Menyikapi mulai bermunculannya satu-satu penanam tebuh di bibir ini menuju pemilu 2019, rakyat harus lebih berhati-hati dan jeli melihatnya. Jangan sampai tergoda dan terbuai manisnya janji-janji politik. Jangan ditelan mentah-mentah, karena seperti syair lagu hanya manis di bibir saja, tetapi pahit getir nanti rasanya ketika sudah panen.

Akibatnya rakyat hanya mampu gigit jari lalu berteriak dalam sunyi merenungi nasib “habis manis sepah dibuang”. Setelah bermanis janji, rakyat kemudian dilupakan setelah menang.

Karena itu sekarang saatnya rakyat harus cerdas dan memaknai seruan Filsuf Prancis abad 14 Nicholas de Frand yang mengatakan “Membangun negara dengan penuh kepalsuan dan kebohongan adalah laknat bagi peradaban masa depan negeri”.

Jadi untuk menyelamatkan bangsa dan daerah dari orang-orang yang mengalami obesitas janji manis, maka ingatlah pesan bang napi, waspadalah, waspadalah, waspadalah terhadap orang-orang yang gemar bertanam tebu di bibir setiap jelang pemilu, karena tingkat kebohongannya relatif tinggi.
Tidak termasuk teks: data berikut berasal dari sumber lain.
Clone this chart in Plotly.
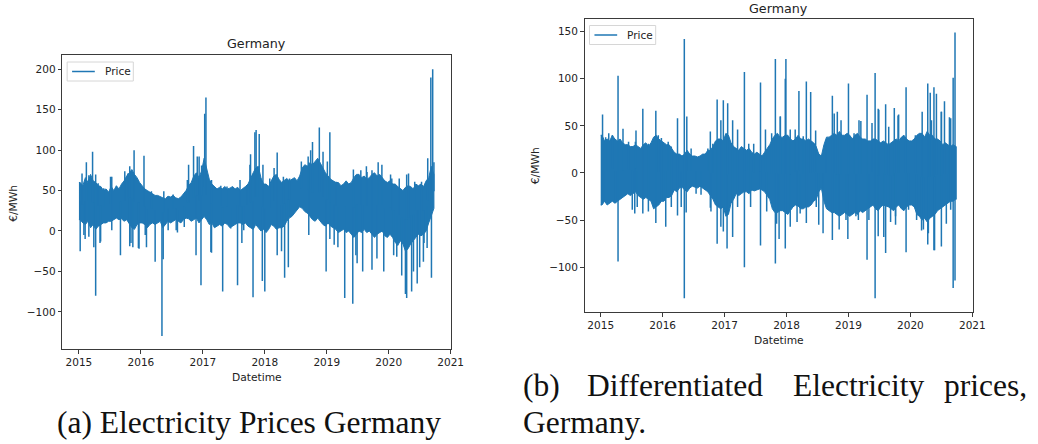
import plotly.graph_objects as go

# ---------------- data (time in decimal years) ----------------
START_A, END_A = 2015.0, 2020.73
START_B, END_B = 2015.0, 2020.74

# (a) price level: half-monthly upper / lower edge of the dense band, Jan 2015 .. Sep 2020
band_hi_a = [60, 56, 66, 60, 70, 62, 60, 56, 55, 50, 52, 48, 55, 50, 56, 52, 58, 62, 68, 72, 76, 70, 66, 60,
             56, 52, 50, 48, 46, 44, 44, 42, 41, 40, 43, 42, 44, 41, 40, 42, 46, 50, 56, 60, 68, 72, 66, 74,
             90, 75, 64, 58, 55, 52, 54, 52, 55, 52, 53, 55, 52, 54, 50, 52, 55, 58, 66, 72, 78, 80, 66, 58,
             58, 55, 62, 68, 70, 64, 60, 62, 65, 62, 64, 66, 62, 68, 78, 82, 80, 84, 82, 86, 90, 84, 78, 72,
             68, 64, 62, 60, 60, 56, 58, 62, 58, 60, 66, 70, 70, 66, 68, 64, 66, 70, 72, 68, 70, 66, 62, 60,
             62, 58, 58, 55, 52, 50, 54, 56, 55, 52, 58, 56, 58, 55, 62, 66, 80, 70]
band_lo_a = [14, 10, 8, 12, 4, 8, 2, 6, 8, 10, 10, 12, 12, 14, 16, 14, 15, 12, 14, 10, 4, 2, 8, 10,
             10, 8, 4, 8, 10, 8, 10, 12, 4, 8, 12, 10, 12, 14, 12, 10, 14, 16, 15, 12, 14, 16, 10, 14,
             18, 14, 8, 10, 4, 6, 8, 6, 10, 8, 4, 6, 8, 10, 10, 8, 10, 6, 4, 2, 8, 4, 0, 2,
             -2, 2, 8, 6, 2, 4, 4, 6, 12, 16, 18, 22, 26, 30, 28, 24, 22, 18, 14, 12, 16, 12, 8, 6,
             10, 6, 4, 2, -2, 0, 2, -2, 0, -4, -8, -4, 0, -2, 2, -2, 0, -4, -8, -4, -2, 0, -6, -8,
             -4, -8, -14, -18, -12, -16, -25, -22, -16, -12, -8, -4, -6, -4, 0, 10, 20, 28]

# (a) large spikes
spike_t_a = [2015.12, 2015.22, 2015.27, 2015.53, 2015.82, 2015.89, 2016.05, 2016.77,
             2016.85, 2016.94, 2017.03, 2017.05, 2017.77, 2017.84, 2017.86, 2017.91,
             2018.20, 2018.71, 2018.77, 2018.88, 2019.05, 2019.43, 2019.64, 2019.83,
             2020.03, 2020.29, 2020.63, 2020.68, 2020.71, 2020.73,
             2015.02, 2015.10, 2015.24, 2015.27, 2015.34, 2015.67, 2015.84, 2015.87,
             2015.97, 2016.09, 2016.23, 2016.34, 2016.36, 2016.59, 2016.89, 2016.97,
             2017.14, 2017.32, 2017.56, 2017.63, 2017.81, 2017.96, 2018.00, 2018.20,
             2018.32, 2018.38, 2018.71, 2018.99, 2019.18, 2019.29, 2019.42, 2019.49,
             2019.58, 2019.73, 2019.92, 2020.21, 2020.27, 2020.29, 2020.37, 2020.40,
             2020.46, 2020.50, 2020.57, 2020.69]
spike_v_a = [85, 98, 70, 67, 80, 100, 93, 82,
             105, 92, 145, 165, 95, 122, 125, 120,
             97, 85, 110, 128, 122, 76, 80, 85,
             70, 70, 90, 190, 200, 85,
             -25, -10, -20, -80, -15, -30, -15, -20,
             -22, -20, -38, -130, -35, -2, -30, -67,
             -27, -75, -67, -15, -82, -62, -75, -30,
             -58, -45, -5, -50, -20, -83, -90, -40,
             -50, -48, -50, -55, -78, -83, -75, -50,
             -65, -45, -15, -58]
# (a) smaller spikes along the edge of the band
fringe_t_a = [2015.05, 2015.16, 2015.31, 2015.40, 2015.51, 2015.74, 2015.79, 2016.17, 2016.37, 2016.52,
              2016.75, 2016.91, 2016.98, 2017.14, 2017.29, 2017.39, 2017.60, 2017.71, 2017.76, 2017.97,
              2018.08, 2018.15, 2018.30, 2018.40, 2018.59, 2018.70, 2018.74, 2018.94, 2019.01, 2019.15,
              2019.55, 2019.65, 2019.73, 2019.89, 2020.05, 2020.17, 2020.32, 2020.42, 2020.53,
              2015.08, 2015.16, 2015.35, 2015.53, 2015.82, 2015.96, 2016.07, 2016.44, 2016.57, 2016.70,
              2017.13, 2017.45, 2017.66, 2018.27, 2019.05, 2019.12, 2019.47, 2019.81, 2020.08, 2020.13,
              2020.56, 2020.62]
fringe_v_a = [71, 69, 59, 53, 67, 74, 71, 49, 49, 45,
              63, 92, 81, 63, 56, 55, 63, 57, 82, 82,
              65, 78, 67, 65, 86, 92, 100, 98, 86, 61,
              75, 73, 75, 82, 65, 65, 71, 61, 61,
              -5, -7, -13, 1, -19, -21, -5, 1, 1, 5,
              -26, 3, 1, -25, -10, -17, -30, -34, -30, -32,
              -38, -21]

# (b) differentiated prices: half-monthly upper / lower edge of the dense band
band_hi_b = [40, 34, 36, 34, 40, 36, 34, 36, 32, 30, 30, 28, 28, 30, 28, 26, 30, 32, 28, 32, 38, 40, 36, 34,
             32, 30, 30, 26, 22, 20, 20, 18, 20, 24, 20, 18, 18, 17, 18, 20, 20, 24, 24, 28, 34, 36, 36, 34,
             42, 40, 32, 28, 26, 24, 28, 26, 24, 26, 22, 20, 22, 20, 18, 22, 26, 30, 36, 40, 42, 38, 38, 40,
             40, 36, 34, 36, 40, 36, 36, 34, 36, 34, 32, 28, 20, 18, 30, 38, 38, 40, 42, 40, 44, 40, 40, 42,
             40, 36, 40, 42, 38, 36, 36, 34, 34, 36, 36, 34, 32, 34, 32, 30, 32, 34, 36, 34, 38, 40, 36, 34,
             34, 36, 40, 42, 42, 38, 44, 40, 40, 36, 36, 34, 30, 32, 30, 28, 30, 28]
band_lo_b = [-34, -30, -34, -32, -30, -32, -30, -28, -26, -24, -22, -24, -22, -20, -24, -26, -28, -26, -28, -30, -38, -36, -34, -30,
             -30, -26, -26, -24, -18, -20, -16, -15, -18, -20, -16, -14, -15, -16, -14, -16, -18, -20, -24, -28, -34, -36, -38, -36,
             -46, -44, -32, -28, -22, -24, -22, -20, -20, -22, -18, -19, -18, -17, -18, -20, -24, -28, -38, -42, -42, -40, -40, -42,
             -44, -40, -36, -34, -35, -38, -38, -36, -36, -34, -30, -28, -20, -16, -30, -38, -40, -42, -42, -44, -46, -44, -42, -44,
             -46, -44, -42, -44, -40, -42, -40, -38, -36, -34, -38, -40, -36, -34, -35, -36, -38, -40, -36, -34, -38, -40, -36, -34,
             -34, -36, -44, -46, -50, -48, -52, -48, -46, -44, -40, -38, -36, -34, -32, -30, -30, -28]

spike_t_b = [2015.03, 2015.28, 2015.36, 2015.57, 2015.68, 2015.89, 2016.24, 2016.35,
             2016.39, 2016.77, 2016.88, 2016.98, 2017.05, 2017.32, 2017.58, 2017.82,
             2017.98, 2017.99, 2017.90, 2018.20, 2018.32, 2018.39, 2018.47, 2018.74,
             2018.82, 2019.00, 2019.20, 2019.30, 2019.43, 2019.48, 2019.60, 2019.74,
             2019.81, 2019.93, 2020.28, 2020.32, 2020.38, 2020.50, 2020.55, 2020.63,
             2020.69, 2020.72,
             2015.02, 2015.28, 2015.55, 2015.68, 2015.89, 2016.05, 2016.24, 2016.35,
             2016.38, 2016.77, 2016.88, 2016.98, 2017.04, 2017.32, 2017.58, 2017.82,
             2017.88, 2017.98, 2018.17, 2018.32, 2018.52, 2018.74, 2018.85, 2018.99,
             2019.16, 2019.30, 2019.43, 2019.48, 2019.60, 2019.76, 2019.93, 2020.21,
             2020.28, 2020.38, 2020.50, 2020.69, 2020.72]
spike_v_b = [62, 103, 47, 45, 68, 66, 58, 142,
             60, 44, 78, 77, 74, 107, 96, 121,
             100, 121, 60, 87, 97, 86, 45, 82,
             65, 95, 55, 83, 106, 68, 73, 69,
             62, 91, 95, 85, 91, 65, 76, 59,
             101, 149,
             -32, -94, -43, -43, -53, -57, -45, -133,
             -42, -37, -75, -62, -80, -100, -77, -96,
             -70, -80, -52, -53, -55, -71, -60, -70,
             -50, -92, -133, -67, -85, -55, -84, -60,
             -76, -82, -78, -122, -114]
fringe_t_b = [2015.08, 2015.13, 2015.19, 2015.45, 2015.56, 2015.77, 2015.93, 2015.98, 2016.09, 2016.14,
              2016.46, 2016.73, 2016.81, 2016.94, 2017.13, 2017.21, 2017.39, 2017.47, 2017.66, 2017.76,
              2017.90, 2018.06, 2018.14, 2018.27, 2018.45, 2018.64, 2018.77, 2018.88, 2019.09, 2019.17,
              2019.38, 2019.49, 2019.65, 2019.80, 2019.92, 2020.08, 2020.19, 2020.34, 2020.42, 2020.50,
              2020.65,
              2015.05, 2015.24, 2015.51, 2015.59, 2015.77, 2015.98, 2016.14, 2016.30, 2016.54, 2016.62,
              2016.78, 2016.94, 2017.13, 2017.21, 2017.42, 2017.68, 2017.84, 2018.06, 2018.22, 2018.48,
              2018.59, 2018.80, 2018.96, 2019.12, 2019.33, 2019.57, 2019.68, 2019.76, 2019.97, 2020.10,
              2020.18, 2020.29, 2020.39, 2020.58, 2020.65]
fringe_v_b = [38, 42, 40, 33, 33, 31, 40, 37, 33, 28,
              26, 26, 31, 56, 56, 46, 31, 31, 46, 42,
              60, 46, 46, 39, 31, 35, 63, 56, 42, 56,
              53, 67, 49, 61, 33, 40, 65, 56, 84, 65,
              58,
              -30, -32, -39, -36, -41, -30, -36, -36, -22, -23,
              -41, -57, -68, -36, -36, -41, -54, -57, -43, -36,
              -64, -43, -50, -46, -50, -68, -52, -46, -39, -50,
              -61, -64, -82, -54, -39]

year_ticks = [2015, 2016, 2017, 2018, 2019, 2020, 2021]
yticks_a = [-100, -50, 0, 50, 100, 150, 200]
yticks_b = [-100, -50, 0, 50, 100, 150]

BLUE = "#1f77b4"
FONT = "DejaVu Sans"
W, H = 1038, 444


def band_polygon(hi, lo, start, end):
    t = [start] + [2015 + (i + 0.5) / 24 for i in range(len(hi))] + [end]
    h = [hi[0]] + hi + [hi[-1]]
    l = [lo[0]] + lo + [lo[-1]]
    return t + t[::-1], h + l[::-1]


def spike_segments(ts, vs, hi, lo):
    xs, ys = [], []
    for t, v in zip(ts, vs):
        i = min(max(int((t - 2015) * 24), 0), len(hi) - 1)
        base = (hi[i] + lo[i]) / 2
        xs += [t, t, None]
        ys += [base, v, None]
    return xs, ys


def minus(v):
    return str(v).replace("-", "\u2212")


fig = go.Figure()

panels = [
    ("x", "y", band_hi_a, band_lo_a, START_A, END_A, spike_t_a + fringe_t_a, spike_v_a + fringe_v_a),
    ("x2", "y2", band_hi_b, band_lo_b, START_B, END_B, spike_t_b + fringe_t_b, spike_v_b + fringe_v_b),
]
for xa, ya, hi, lo, s, e, st, sv in panels:
    px, py = band_polygon(hi, lo, s, e)
    fig.add_trace(go.Scatter(x=px, y=py, fill="toself", fillcolor=BLUE, mode="lines",
                             line=dict(color=BLUE, width=1), showlegend=False,
                             hoverinfo="skip", xaxis=xa, yaxis=ya))
    sx, sy = spike_segments(st, sv, hi, lo)
    fig.add_trace(go.Scatter(x=sx, y=sy, mode="lines", name="Price",
                             line=dict(color=BLUE, width=1.5), xaxis=xa, yaxis=ya,
                             showlegend=False))

axis_common = dict(showgrid=False, zeroline=False, showline=True, mirror=True,
                   linecolor="#3a3a3a", linewidth=1, ticks="outside", ticklen=3.5,
                   tickwidth=1, tickcolor="#3a3a3a",
                   tickfont=dict(family=FONT, size=10.5, color="#222"))


def dom_x(a, b):
    return [a / W, b / W]


def dom_y(top, bottom):
    return [1 - bottom / H, 1 - top / H]


fig.update_layout(
    width=W, height=H, margin=dict(l=0, r=0, t=0, b=0),
    paper_bgcolor="white", plot_bgcolor="white", showlegend=False,
    xaxis=dict(domain=dom_x(63, 457), range=[2014.73, 2021.01], anchor="y",
               tickvals=year_ticks, ticktext=[str(v) for v in year_ticks], **axis_common),
    yaxis=dict(domain=dom_y(55, 349), range=[-146, 217.7], anchor="x",
               tickvals=yticks_a, ticktext=[minus(v) for v in yticks_a], **axis_common),
    xaxis2=dict(domain=dom_x(592, 985), range=[2014.74, 2021.005], anchor="y2",
                tickvals=year_ticks, ticktext=[str(v) for v in year_ticks], **axis_common),
    yaxis2=dict(domain=dom_y(19.3, 312.3), range=[-147.8, 163], anchor="x2",
                tickvals=yticks_b, ticktext=[minus(v) for v in yticks_b], **axis_common),
)

ann = []
shapes = []


def text(x, y, s, size, family=FONT, angle=0, xanchor="center", color="#222"):
    ann.append(dict(x=x / W, y=1 - y / H, xref="paper", yref="paper", text=s,
                    showarrow=False, xanchor=xanchor, yanchor="middle", textangle=angle,
                    font=dict(family=family, size=size, color=color)))


def legend_box(x0, y0, x1, y1):
    shapes.append(dict(type="rect", xref="paper", yref="paper",
                       x0=x0 / W, x1=x1 / W, y0=1 - y1 / H, y1=1 - y0 / H,
                       line=dict(color="#d6d6d6", width=1), fillcolor="rgba(255,255,255,0.8)"))
    ym = (y0 + y1) / 2
    shapes.append(dict(type="line", xref="paper", yref="paper",
                       x0=(x0 + 5) / W, x1=(x0 + 28) / W, y0=1 - ym / H, y1=1 - ym / H,
                       line=dict(color=BLUE, width=1.5)))
    text(x0 + 36, ym, "Price", 10.5, xanchor="left")


legend_box(68, 62, 135, 81)
legend_box(597, 25.5, 664, 44.5)

# panel titles and axis labels
text(260, 44, "Germany", 12.7)
text(260, 377, "Datetime", 10.7)
text(13, 203, "€/MWh", 10.7, angle=-90)
text(788.5, 8.5, "Germany", 12.7)
text(788.5, 340, "Datetime", 10.7)
text(543, 166, "€/MWh", 10.7, angle=-90)

# captions
SERIF = "Liberation Serif"
text(252.5, 422, "(a) Electricity Prices Germany", 31.5, family=SERIF, color="#111")
text(548, 385, "(b)", 31.5, family=SERIF, color="#111")
text(684, 385, "Differentiated", 31.5, family=SERIF, color="#111")
text(869, 385, "Electricity", 31.5, family=SERIF, color="#111")
text(997.5, 385, "prices,", 31.5, family=SERIF, color="#111")
text(528, 422, "Germany.", 31.5, family=SERIF, xanchor="left", color="#111")

fig.update_layout(annotations=ann, shapes=shapes)
fig.write_html("out.html")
Jangan pernah simpulkan kebenaran dari harapan janji-janji manis politisi, tetapi simpulkanlah kebenaran dari fakta kebiasaan perilaku mereka jauh-jauh hari sebelumnya.

Sebagaimana yang dikatakan Mahatma Gandhi, “Pikiran seseorang menjadi tindakannya, tindakannya menjadi perilakunya, perilakunya menjadi kebiasaannya”. Itu berarti kebiasaan seseorang akan menjadi kerakternya yang mewarnai dalam proses mentukan sikap.
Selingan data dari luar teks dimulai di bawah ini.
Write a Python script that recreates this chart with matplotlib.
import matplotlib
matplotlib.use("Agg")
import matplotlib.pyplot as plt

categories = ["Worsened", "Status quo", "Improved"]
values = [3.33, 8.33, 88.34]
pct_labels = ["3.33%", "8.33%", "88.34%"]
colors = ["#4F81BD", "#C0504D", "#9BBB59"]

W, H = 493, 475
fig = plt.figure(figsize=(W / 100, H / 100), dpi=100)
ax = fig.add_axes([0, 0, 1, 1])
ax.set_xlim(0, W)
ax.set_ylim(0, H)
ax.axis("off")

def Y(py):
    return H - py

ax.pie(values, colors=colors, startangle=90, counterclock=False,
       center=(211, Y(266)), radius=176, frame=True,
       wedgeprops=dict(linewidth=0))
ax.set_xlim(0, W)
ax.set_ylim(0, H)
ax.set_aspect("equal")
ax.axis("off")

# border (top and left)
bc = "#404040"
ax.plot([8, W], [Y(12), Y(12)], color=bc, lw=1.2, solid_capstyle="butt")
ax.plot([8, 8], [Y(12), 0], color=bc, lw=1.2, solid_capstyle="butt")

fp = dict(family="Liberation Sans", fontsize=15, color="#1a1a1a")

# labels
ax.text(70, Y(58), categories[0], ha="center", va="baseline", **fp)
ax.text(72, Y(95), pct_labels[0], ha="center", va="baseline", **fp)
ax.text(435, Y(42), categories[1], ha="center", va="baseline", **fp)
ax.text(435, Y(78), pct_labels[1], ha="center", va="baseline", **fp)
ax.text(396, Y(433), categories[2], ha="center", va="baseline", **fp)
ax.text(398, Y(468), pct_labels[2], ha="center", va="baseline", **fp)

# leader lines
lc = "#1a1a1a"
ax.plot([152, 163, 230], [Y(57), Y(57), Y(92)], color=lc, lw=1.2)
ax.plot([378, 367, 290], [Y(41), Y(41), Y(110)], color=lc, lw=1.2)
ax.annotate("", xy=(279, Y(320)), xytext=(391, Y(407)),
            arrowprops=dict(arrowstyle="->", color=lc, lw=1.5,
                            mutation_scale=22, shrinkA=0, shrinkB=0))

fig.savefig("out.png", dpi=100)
Sementara kepada penanam tebu di bibir, ingatlah pesan bijak mantan Presiden Amerika Serikat Theodore Roosevelt yang mengatakan: “Jika Anda berhasil menipu diri di dalam keremangan fajar, Anda akan ketahuan di bawah sorotan lampu”.

Kalau pesan Theodore Roosevelt ini dikontruksi lebih jauh, dapat dikatakan hati-hatilah para politisi dan pemimpin menyampaikan janji-janji manisnya, karena rakyat telah mengalami pembelajaran politik secara alami untuk menghukum politisi atau pemimpin yang mengalami obesitas janji pada pemilu 2019.

Tidak percaya? Silakan terus bertanam tebu di bibir, lalu bersiaplah gagal panen. Karena lahan-lahan jiwa rakyat pasca reformasi sudah kering kerontang dan retak-retak akibat kemarau kebijakan yang tidak pernah turun berpihak ke jantung mereka.

Rakyat tidak akan lagi membiarkan tumbuh benih janji-janji manis yang di tabur para penanam tebu di bibir. Rakyat sudah jenuh dan cenderung muak menyaksikan melo drama eksen yang diperankan para aktor penanam tebu di bibir yang piawai bersilat lidah mengingkari janji-janji manisnya.

Walau sudah terlalu sering dibohongi dengan janji-janji manis, tetapi rakyat di sudut-sudut kampung terus membatin. Wahai pemimpin yang gemar bertanam tebu di bibir, kami hanya butuh jembatan sederhana untuk bisa dilewati anak-anak kami berjalan kaki pergi menjemput asa di sekolah reoknya yang hampir roboh dimakan usia. Bukan jalan tol yang hanya bisa dilewati dan dinikmati oleh om Baby Bans dan tante Inova.